Offshore Wind Turbine Interaction with Floating Freshwater Ice on the Great Lakes.

Abstract

Developing offshore wind energy has become more and more serious worldwide in recent years. Many of the promising offshore wind farm locations are in cold regions that may have ice cover during wintertime. The challenge of possible ice loads on off- shore wind turbines raises the demand of modeling capacity of dynamic wind turbine response under the joint action of ice, wind, wave and current. The simulation software FAST is an open source CAE package maintained by the National Renewable Energy Laboratory. In this thesis, a new module of FAST for assessing the dynamic response of offshore wind turbines subjected to ice forcing is presented.

In the ice module, six models are included which involve both prescribed forcing and coupled response. The division of ice models is based on different ice failure modes and ice-structure interaction characteristics. Among these six models, two new analytical models of ice loading are presented.
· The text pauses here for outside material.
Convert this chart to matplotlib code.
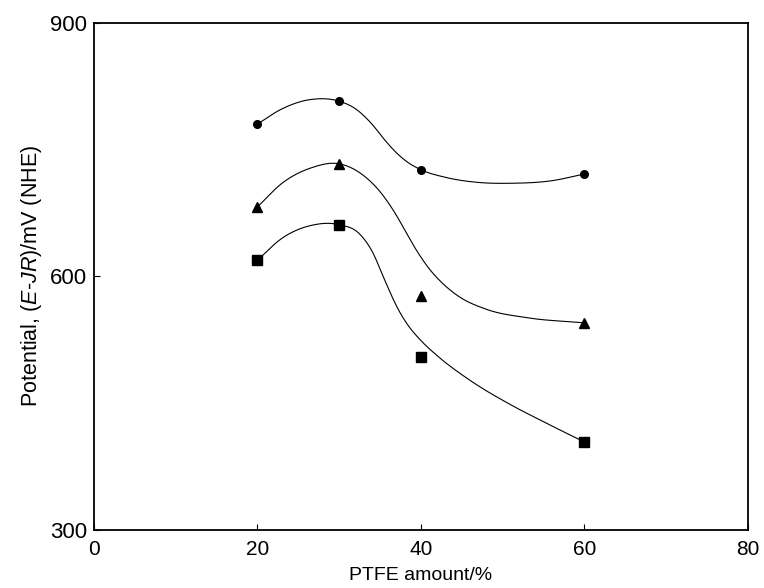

One is a new analytical model to simulate time-dependent ice forces limited by ice failure with the ice considered to fail in multiple zones non-simultaneously. The other model generates time-dependent ice forces on sloping structures due to bending failure.

Besides ice loading models, since ice thickness is an important input parameter when predicting ice loads, several analytical models that predict ice thickness change over time as a function of air temperatures are also presented in this thesis.